I slam the door and the world contracts into a space no bigger than a refrigerator box lit by the cold blue light of the radio's LCD screen.

The numbers on the dash say 432 miles to empty. I'll do that and more before day breaks over the western prairie.

We're headed north east, out of the Snake River drainage and away from it's terminus with the Columbia and eventually the Pacific. We'll drive north of the Tetons and along the Gallatin Range, past the Absorkas and into the rolling hills along the Missouri River and a view uninterrupted for 360 degrees.

For now, the view is nothing but the checkered white line while the Rolling Stones sing "Gimme Shelter."

Sometime later, I let the dogs out to stretch and pee and whine in confusion over the pitch-dark bird country.

I throw out a bed roll on the ground a ways from the truck and whistle the dogs back to their kennels.

When day breaks over this country — new to me but old even when Lewis and Clark came to know it two centuries ago — I stand and stamp my feet into my boots.
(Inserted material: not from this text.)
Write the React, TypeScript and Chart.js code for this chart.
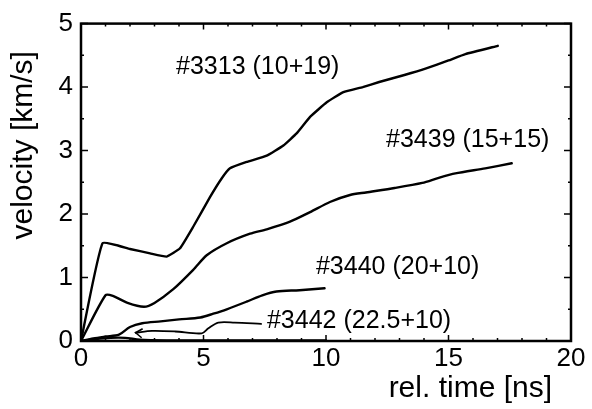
import React, { useEffect, useRef } from "react";
import { Chart, registerables } from "chart.js";

Chart.register(...registerables);

// ---- data (rel. time [ns], velocity [km/s]) ----
const S3313_X = [0, 0.88, 2.0, 2.82, 3.5, 4.04, 4.58, 5.27, 5.74, 6.08, 6.76, 7.58, 8.26, 8.8, 9.35, 10.03, 10.71, 11.5, 12.17, 13.2, 14.06, 15.0, 15.69, 17.01];
const S3313_Y = [0, 1.54, 1.45, 1.38, 1.33, 1.46, 1.8, 2.27, 2.56, 2.72, 2.82, 2.92, 3.08, 3.27, 3.53, 3.76, 3.92, 4.0, 4.08, 4.19, 4.29, 4.42, 4.52, 4.65];

const S3439_X = [0, 1.0, 1.3, 1.9, 2.57, 3.0, 3.78, 4.58, 5.13, 5.95, 6.9, 7.58, 8.53, 9.35, 10.16, 10.98, 11.63, 12.8, 13.93, 14.6, 15.28, 16.5, 17.58];
const S3439_Y = [0, 0.72, 0.71, 0.6, 0.54, 0.6, 0.82, 1.12, 1.35, 1.54, 1.69, 1.76, 1.88, 2.03, 2.19, 2.3, 2.34, 2.41, 2.49, 2.57, 2.64, 2.72, 2.8];

const S3440_X = [0, 0.5, 1.0, 1.55, 2.0, 2.5, 3.25, 4.0, 4.87, 5.4, 5.95, 6.76, 7.4, 7.98, 8.92, 9.94];
const S3440_Y = [0, 0.04, 0.07, 0.1, 0.22, 0.28, 0.31, 0.34, 0.37, 0.43, 0.5, 0.62, 0.72, 0.78, 0.8, 0.83];

const S3442_X = [0, 0.6, 1.2, 1.8, 2.4, 3.5, 6.0, 10.0];
const S3442_Y = [0, 0.03, 0.05, 0.05, 0.02, 0.01, 0.01, 0.01];

// leader line from the "#3442" label to the arrow
const LEADER_X = [7.35, 6.27, 5.6, 5.2, 4.93, 3.85, 2.9, 2.23];
const LEADER_Y = [0.27, 0.29, 0.29, 0.2, 0.12, 0.15, 0.16, 0.13];

// ---- annotations ----
const LABEL_TEXTS = ["#3313 (10+19)", "#3439 (15+15)", "#3440 (20+10)", "#3442 (22.5+10)"];
const LABEL_X = [3.88, 12.45, 9.59, 7.59];
const LABEL_Y = [4.32, 3.16, 1.16, 0.31];

// ---- axes ----
const X_MIN = 0, X_MAX = 20, X_STEP = 5, X_MINOR = 1;
const Y_MIN = 0, Y_MAX = 5, Y_STEP = 1, Y_MINOR = 0.5;
const X_TITLE = "rel. time [ns]";
const Y_TITLE = "velocity [km/s]";

const FONT = "'Liberation Sans', Arial, Helvetica, sans-serif";

const toPts = (xs: number[], ys: number[]) => xs.map((x, i) => ({ x, y: ys[i] }));

const decorPlugin = {
  id: "decor",
  afterDatasetsDraw(chart: any) {
    const { ctx, chartArea: a, scales } = chart;
    const xs = scales.x, ys = scales.y;
    ctx.save();
    ctx.strokeStyle = "#000";
    ctx.fillStyle = "#000";
    // inward ticks on all four sides
    ctx.lineWidth = 1.5;
    ctx.beginPath();
    for (let v = X_MIN; v <= X_MAX + 1e-9; v += X_MINOR) {
      const major = Math.abs(v / X_STEP - Math.round(v / X_STEP)) < 1e-6;
      const len = major ? 6 : 3;
      const px = xs.getPixelForValue(v);
      ctx.moveTo(px, a.bottom); ctx.lineTo(px, a.bottom - len);
      ctx.moveTo(px, a.top); ctx.lineTo(px, a.top + len);
    }
    for (let v = Y_MIN; v <= Y_MAX + 1e-9; v += Y_MINOR) {
      const major = Math.abs(v / Y_STEP - Math.round(v / Y_STEP)) < 1e-6;
      const len = major ? 7 : 3;
      const py = ys.getPixelForValue(v);
      ctx.moveTo(a.left, py); ctx.lineTo(a.left + len, py);
      ctx.moveTo(a.right, py); ctx.lineTo(a.right - len, py);
    }
    ctx.stroke();
    // frame
    ctx.lineWidth = 2.5;
    ctx.strokeRect(a.left, a.top, a.right - a.left, a.bottom - a.top);

    // arrow head at end of leader
    const n = LEADER_X.length - 1;
    const tx = xs.getPixelForValue(LEADER_X[n]);
    const ty = ys.getPixelForValue(LEADER_Y[n]);
    ctx.lineWidth = 1.6;
    ctx.beginPath();
    ctx.moveTo(tx + 7, ty - 4);
    ctx.lineTo(tx, ty);
    ctx.lineTo(tx + 6, ty + 5);
    ctx.stroke();

    // annotation labels
    ctx.font = `25px ${FONT}`;
    ctx.textAlign = "left";
    ctx.textBaseline = "middle";
    LABEL_TEXTS.forEach((t, i) => {
      ctx.fillText(t, xs.getPixelForValue(LABEL_X[i]), ys.getPixelForValue(LABEL_Y[i]));
    });

    // axis titles
    ctx.font = `30px ${FONT}`;
    ctx.textAlign = "right";
    ctx.textBaseline = "alphabetic";
    ctx.fillText(X_TITLE, a.right - 19, 397);
    ctx.save();
    ctx.translate(32, (a.top + a.bottom) / 2 - 37);
    ctx.rotate(-Math.PI / 2);
    ctx.textAlign = "center";
    ctx.fillText(Y_TITLE, 0, 0);
    ctx.restore();
    ctx.restore();
  },
};

export default function App() {
  const ref = useRef<HTMLCanvasElement | null>(null);
  useEffect(() => {
    document.body.style.margin = "0";
    const canvas = ref.current!;
    const lineDs = (label: string, xs: number[], ys: number[], w = 2.4, tension = 0.3) => ({
      label,
      data: toPts(xs, ys),
      borderColor: "#000",
      backgroundColor: "#000",
      borderWidth: w,
      pointRadius: 0,
      fill: false,
      tension,
      borderJoinStyle: "round" as const,
      borderCapStyle: "round" as const,
    });
    const chart = new Chart(canvas, {
      type: "line",
      data: {
        datasets: [
          lineDs("#3313", S3313_X, S3313_Y, 2.4, 0.12),
          lineDs("#3439", S3439_X, S3439_Y, 2.4, 0.25),
          lineDs("#3440", S3440_X, S3440_Y),
          lineDs("#3442", S3442_X, S3442_Y),
          lineDs("leader", LEADER_X, LEADER_Y, 1.8),
        ],
      },
      options: {
        responsive: false,
        animation: false,
        layout: { padding: { top: 23, right: 21, left: 0, bottom: 0 } },
        plugins: { legend: { display: false }, tooltip: { enabled: false } },
        scales: {
          x: {
            type: "linear",
            min: X_MIN,
            max: X_MAX,
            grid: { display: false, drawTicks: false },
            border: { display: false },
            ticks: { stepSize: X_STEP, color: "#000", font: { family: FONT, size: 26 }, padding: 2, maxRotation: 0 },
            afterFit: (s: any) => { s.height = 68; },
          },
          y: {
            type: "linear",
            min: Y_MIN,
            max: Y_MAX,
            grid: { display: false, drawTicks: false },
            border: { display: false },
            ticks: { stepSize: Y_STEP, color: "#000", font: { family: FONT, size: 26 }, padding: 8 },
            afterFit: (s: any) => { s.width = 81; },
          },
        },
      },
      plugins: [decorPlugin],
    });
    return () => chart.destroy();
  }, []);
  return (
    <div style={{ position: "fixed", left: 0, top: 0, width: 592, height: 409, background: "#fff" }}>
      <canvas ref={ref} width={592} height={409} />
    </div>
  );
}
While the dogs stretch and drink, I roll and tie the bed roll and splash water on my face. There's no time for coffee this morning. I'm in a rush to explore this place in the best way I know how, shotgun in hand, trailing a young bird dog.

We leave the truck behind and quickly forget the radio, the computer calculating miles-to-empty, the maps and the cell phone.

We are under our own power now, searching.